━━ Data segment ━━

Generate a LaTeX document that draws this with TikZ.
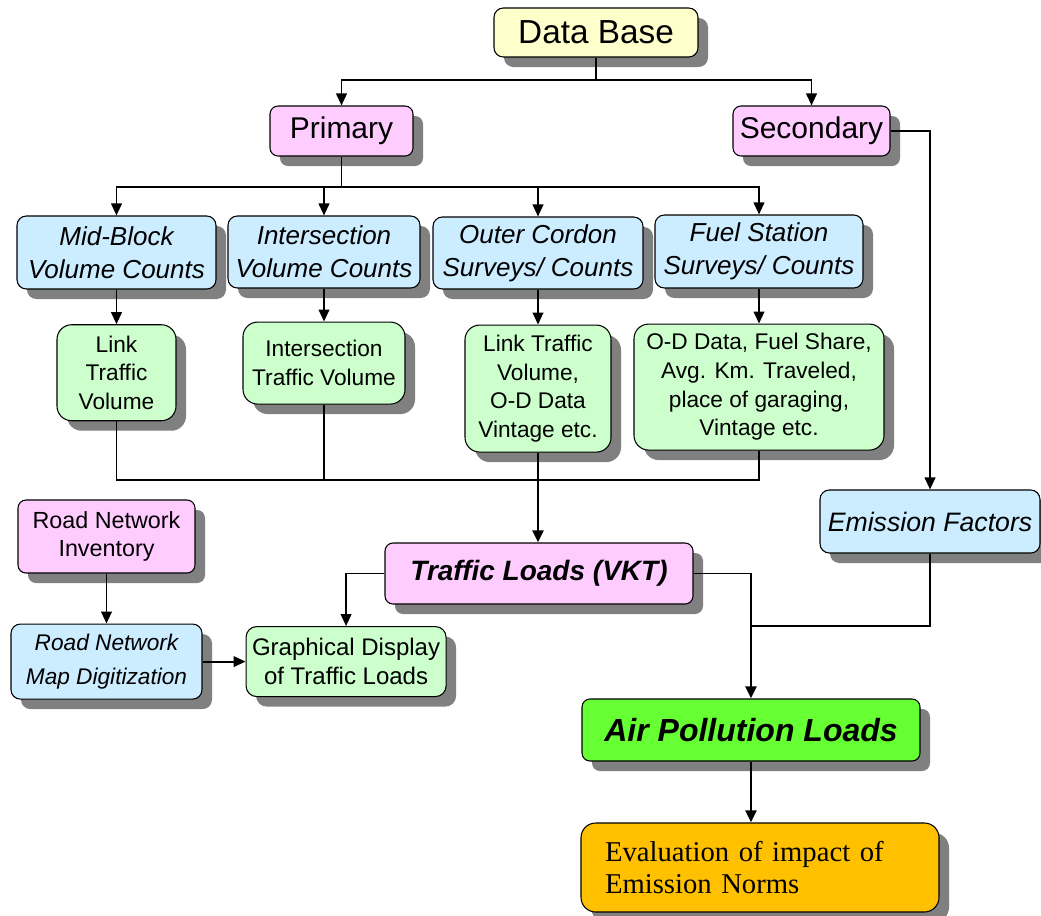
\documentclass[tikz,border=0pt]{standalone}
\usepackage{fontspec}
\setmainfont{Liberation Sans}
\newfontfamily\evalserif{Liberation Serif}
\usepackage{xcolor}
\usepackage{tikz}
\usetikzlibrary{positioning, arrows.meta, shadows}
\definecolor{dbYellow}{RGB}{255, 255, 204}
\definecolor{srcPink}{RGB}{255, 204, 255}
\definecolor{surveyBlue}{RGB}{204, 236, 255}
\definecolor{dataGreen}{RGB}{204, 255, 204}
\definecolor{airGreen}{RGB}{102, 255, 51}
\definecolor{evalOrange}{RGB}{255, 192, 0}

\begin{document}
\begin{tikzpicture}[
                x=0.75pt, y=-0.75pt,
                box/.style={rectangle, draw=black, line width=0.8pt, rounded corners=7pt, align=center, inner sep=2pt,
                  drop shadow={shadow xshift=7.5pt, shadow yshift=-7.5pt, fill=black!50, opacity=1}},
                dbbox/.style={box, fill=dbYellow, font=\fontsize{25}{30}\selectfont},
                srcbox/.style={box, fill=srcPink, rounded corners=6pt, font=\fontsize{22.5}{27}\selectfont},
                survey/.style={box, fill=surveyBlue, font=\fontsize{19.5}{24.5}\selectfont\itshape},
                result/.style={box, fill=dataGreen, rounded corners=11pt, font=\fontsize{17}{21.5}\selectfont},
                loadbox/.style={box, rounded corners=6pt, font=\bfseries\itshape},
                wire/.style={line width=1.4pt},
                trunk/.style={line width=2.2pt},
                arrow/.style={wire, -{Triangle[length=9pt, width=8pt]}}
            ]
                \useasboundingbox (0,0) rectangle (1041,915);

                % --- SOURCES ---
                \node[dbbox, minimum width=153pt, minimum height=36.75pt] (db) at (596,32.5) {Data Base};
                \node[srcbox, minimum width=107.25pt, minimum height=37.5pt] (prim) at (341.5,131) {Primary};
                \node[srcbox, minimum width=117.75pt, minimum height=37.5pt] (sec) at (811.5,131) {Secondary};

                % --- SURVEYS ---
                \node[survey, minimum width=149.25pt, minimum height=54.75pt] (mid) at (116.5,252.5) {Mid-Block\\Volume Counts};
                \node[survey, minimum width=144pt, minimum height=54pt] (inter) at (324,252) {Intersection\\Volume Counts};
                \node[survey, minimum width=157.5pt, minimum height=54pt] (outer) at (538,253) {Outer Cordon\\Surveys/ Counts};
                \node[survey, minimum width=156pt, minimum height=54.75pt] (fuel) at (759,251.5) {Fuel Station\\Surveys/ Counts};

                % --- SURVEY RESULTS ---
                \node[result, minimum width=89.25pt, minimum height=72pt, below=26pt of mid] (linkvol) {Link\\Traffic\\Volume};
                \node[result, minimum width=121.5pt, minimum height=61.5pt, below=24.75pt of inter] (intvol) {Intersection\\Traffic Volume};
                \node[result, minimum width=109.5pt, minimum height=95.25pt, below=26.25pt of outer] (outvol) {Link Traffic\\Volume,\\O-D Data\\Vintage etc.};
                \node[result, minimum width=187.5pt, minimum height=94.5pt, below=26.25pt of fuel] (fueldata) {O-D Data, Fuel Share,\\Avg. Km. Traveled,\\place of garaging,\\Vintage etc.};

                % --- LOADS ---
                \node[survey, minimum width=165pt, minimum height=47.25pt, font=\fontsize{20}{24}\selectfont\itshape] (emis) at (930,521.5) {Emission Factors};
                \node[loadbox, fill=srcPink, minimum width=231pt, minimum height=45.75pt, font=\fontsize{21}{25}\selectfont\bfseries\itshape] (vkt) at (539,573.5) {Traffic Loads (VKT)};
                \node[loadbox, fill=airGreen, minimum width=253.5pt, minimum height=46.5pt, font=\fontsize{24}{29}\selectfont\bfseries\itshape] (air) at (751,730) {Air Pollution Loads};
                \node[box, fill=evalOrange, rounded corners=11pt, align=left, inner xsep=18pt, text width=232.5pt, minimum height=66.75pt,
                  font=\evalserif\fontsize{21.5}{24.5}\selectfont] (eval) at (760,867.5) {Evaluation of impact of\\Emission Norms};

                % --- ROAD NETWORK ---
                \node[srcbox, minimum width=132.75pt, minimum height=54.75pt, font=\fontsize{17.5}{21.5}\selectfont] (road) at (106.5,536.5) {Road Network\\Inventory};
                \node[survey, minimum width=143.25pt, minimum height=56.25pt, below=37.5pt of road, font=\fontsize{17}{25}\selectfont\itshape] (map) {Road Network\\Map Digitization};
                \node[result, minimum width=150pt, minimum height=52.5pt, right=32.25pt of map, rounded corners=8pt, font=\fontsize{18}{22}\selectfont] (graph) {Graphical Display\\of Traffic Loads};

                % Arrows from the data base
                \draw[wire] (db.south) -- (db.south |- 0,80) coordinate (dbj);
                \draw[arrow] (dbj) -| (prim.north);
                \draw[arrow] (dbj) -| (sec.north);

                % Arrows from primary
                \draw[wire] (prim.south) -- (prim.south |- 0,187) coordinate (pj);
                \foreach \n in {mid, inter, outer, fuel}
                  \draw[arrow] (pj) -| (\n.north);
                \foreach \a/\b in {mid/linkvol, inter/intvol, outer/outvol, fuel/fueldata}
                  \draw[arrow] (\a) -- (\b);

                % Results into traffic loads
                \coordinate (gj) at (outvol.south |- 0,480);
                \draw[wire] (linkvol.south) |- (gj);
                \draw[wire] (fueldata.south) |- (gj);
                \draw[wire] (intvol.south) -- (intvol.south |- gj);
                \draw[trunk] (intvol.south |- gj) -- (gj);
                \draw[trunk] (outvol.south) -- (gj);
                \draw[arrow, trunk] (gj) -- (gj |- vkt.north);

                % Secondary to emission factors
                \draw[arrow] (sec.east) -| (emis.north);

                % Loads
                \coordinate (aj) at (air.north |- 0,626);
                \draw[arrow] (vkt.west) -| (graph.north);
                \draw[wire] (vkt.east) -| (aj);
                \draw[wire] (emis.south) |- (aj);
                \draw[arrow, trunk] (aj) -- (air.north);
                \draw[arrow, trunk] (air.south) -- (air.south |- eval.north);

                % Road network
                \draw[arrow] (road) -- (map);
                \draw[arrow] (map) -- (graph);

\end{tikzpicture}
\end{document}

━━━

▸ Task description: Please transcribe the material above exactly as written. Leave the pictures out.

▸ Solution to this problem:
Generate a LaTeX document that draws this with TikZ.
\documentclass[tikz,border=0pt]{standalone}
\usepackage{fontspec}
\setmainfont{Liberation Sans}
\newfontfamily\evalserif{Liberation Serif}
\usepackage{xcolor}
\usepackage{tikz}
\usetikzlibrary{positioning, arrows.meta, shadows}
\definecolor{dbYellow}{RGB}{255, 255, 204}
\definecolor{srcPink}{RGB}{255, 204, 255}
\definecolor{surveyBlue}{RGB}{204, 236, 255}
\definecolor{dataGreen}{RGB}{204, 255, 204}
\definecolor{airGreen}{RGB}{102, 255, 51}
\definecolor{evalOrange}{RGB}{255, 192, 0}

\begin{document}
\begin{tikzpicture}[
                x=0.75pt, y=-0.75pt,
                box/.style={rectangle, draw=black, line width=0.8pt, rounded corners=7pt, align=center, inner sep=2pt,
                  drop shadow={shadow xshift=7.5pt, shadow yshift=-7.5pt, fill=black!50, opacity=1}},
                dbbox/.style={box, fill=dbYellow, font=\fontsize{25}{30}\selectfont},
                srcbox/.style={box, fill=srcPink, rounded corners=6pt, font=\fontsize{22.5}{27}\selectfont},
                survey/.style={box, fill=surveyBlue, font=\fontsize{19.5}{24.5}\selectfont\itshape},
                result/.style={box, fill=dataGreen, rounded corners=11pt, font=\fontsize{17}{21.5}\selectfont},
                loadbox/.style={box, rounded corners=6pt, font=\bfseries\itshape},
                wire/.style={line width=1.4pt},
                trunk/.style={line width=2.2pt},
                arrow/.style={wire, -{Triangle[length=9pt, width=8pt]}}
            ]
                \useasboundingbox (0,0) rectangle (1041,915);

                % --- SOURCES ---
                \node[dbbox, minimum width=153pt, minimum height=36.75pt] (db) at (596,32.5) {Data Base};
                \node[srcbox, minimum width=107.25pt, minimum height=37.5pt] (prim) at (341.5,131) {Primary};
                \node[srcbox, minimum width=117.75pt, minimum height=37.5pt] (sec) at (811.5,131) {Secondary};

                % --- SURVEYS ---
                \node[survey, minimum width=149.25pt, minimum height=54.75pt] (mid) at (116.5,252.5) {Mid-Block\\Volume Counts};
                \node[survey, minimum width=144pt, minimum height=54pt] (inter) at (324,252) {Intersection\\Volume Counts};
                \node[survey, minimum width=157.5pt, minimum height=54pt] (outer) at (538,253) {Outer Cordon\\Surveys/ Counts};
                \node[survey, minimum width=156pt, minimum height=54.75pt] (fuel) at (759,251.5) {Fuel Station\\Surveys/ Counts};

                % --- SURVEY RESULTS ---
                \node[result, minimum width=89.25pt, minimum height=72pt, below=26pt of mid] (linkvol) {Link\\Traffic\\Volume};
                \node[result, minimum width=121.5pt, minimum height=61.5pt, below=24.75pt of inter] (intvol) {Intersection\\Traffic Volume};
                \node[result, minimum width=109.5pt, minimum height=95.25pt, below=26.25pt of outer] (outvol) {Link Traffic\\Volume,\\O-D Data\\Vintage etc.};
                \node[result, minimum width=187.5pt, minimum height=94.5pt, below=26.25pt of fuel] (fueldata) {O-D Data, Fuel Share,\\Avg. Km. Traveled,\\place of garaging,\\Vintage etc.};

                % --- LOADS ---
                \node[survey, minimum width=165pt, minimum height=47.25pt, font=\fontsize{20}{24}\selectfont\itshape] (emis) at (930,521.5) {Emission Factors};
                \node[loadbox, fill=srcPink, minimum width=231pt, minimum height=45.75pt, font=\fontsize{21}{25}\selectfont\bfseries\itshape] (vkt) at (539,573.5) {Traffic Loads (VKT)};
                \node[loadbox, fill=airGreen, minimum width=253.5pt, minimum height=46.5pt, font=\fontsize{24}{29}\selectfont\bfseries\itshape] (air) at (751,730) {Air Pollution Loads};
                \node[box, fill=evalOrange, rounded corners=11pt, align=left, inner xsep=18pt, text width=232.5pt, minimum height=66.75pt,
                  font=\evalserif\fontsize{21.5}{24.5}\selectfont] (eval) at (760,867.5) {Evaluation of impact of\\Emission Norms};

                % --- ROAD NETWORK ---
                \node[srcbox, minimum width=132.75pt, minimum height=54.75pt, font=\fontsize{17.5}{21.5}\selectfont] (road) at (106.5,536.5) {Road Network\\Inventory};
                \node[survey, minimum width=143.25pt, minimum height=56.25pt, below=37.5pt of road, font=\fontsize{17}{25}\selectfont\itshape] (map) {Road Network\\Map Digitization};
                \node[result, minimum width=150pt, minimum height=52.5pt, right=32.25pt of map, rounded corners=8pt, font=\fontsize{18}{22}\selectfont] (graph) {Graphical Display\\of Traffic Loads};

                % Arrows from the data base
                \draw[wire] (db.south) -- (db.south |- 0,80) coordinate (dbj);
                \draw[arrow] (dbj) -| (prim.north);
                \draw[arrow] (dbj) -| (sec.north);

                % Arrows from primary
                \draw[wire] (prim.south) -- (prim.south |- 0,187) coordinate (pj);
                \foreach \n in {mid, inter, outer, fuel}
                  \draw[arrow] (pj) -| (\n.north);
                \foreach \a/\b in {mid/linkvol, inter/intvol, outer/outvol, fuel/fueldata}
                  \draw[arrow] (\a) -- (\b);

                % Results into traffic loads
                \coordinate (gj) at (outvol.south |- 0,480);
                \draw[wire] (linkvol.south) |- (gj);
                \draw[wire] (fueldata.south) |- (gj);
                \draw[wire] (intvol.south) -- (intvol.south |- gj);
                \draw[trunk] (intvol.south |- gj) -- (gj);
                \draw[trunk] (outvol.south) -- (gj);
                \draw[arrow, trunk] (gj) -- (gj |- vkt.north);

                % Secondary to emission factors
                \draw[arrow] (sec.east) -| (emis.north);

                % Loads
                \coordinate (aj) at (air.north |- 0,626);
                \draw[arrow] (vkt.west) -| (graph.north);
                \draw[wire] (vkt.east) -| (aj);
                \draw[wire] (emis.south) |- (aj);
                \draw[arrow, trunk] (aj) -- (air.north);
                \draw[arrow, trunk] (air.south) -- (air.south |- eval.north);

                % Road network
                \draw[arrow] (road) -- (map);
                \draw[arrow] (map) -- (graph);

\end{tikzpicture}
\end{document}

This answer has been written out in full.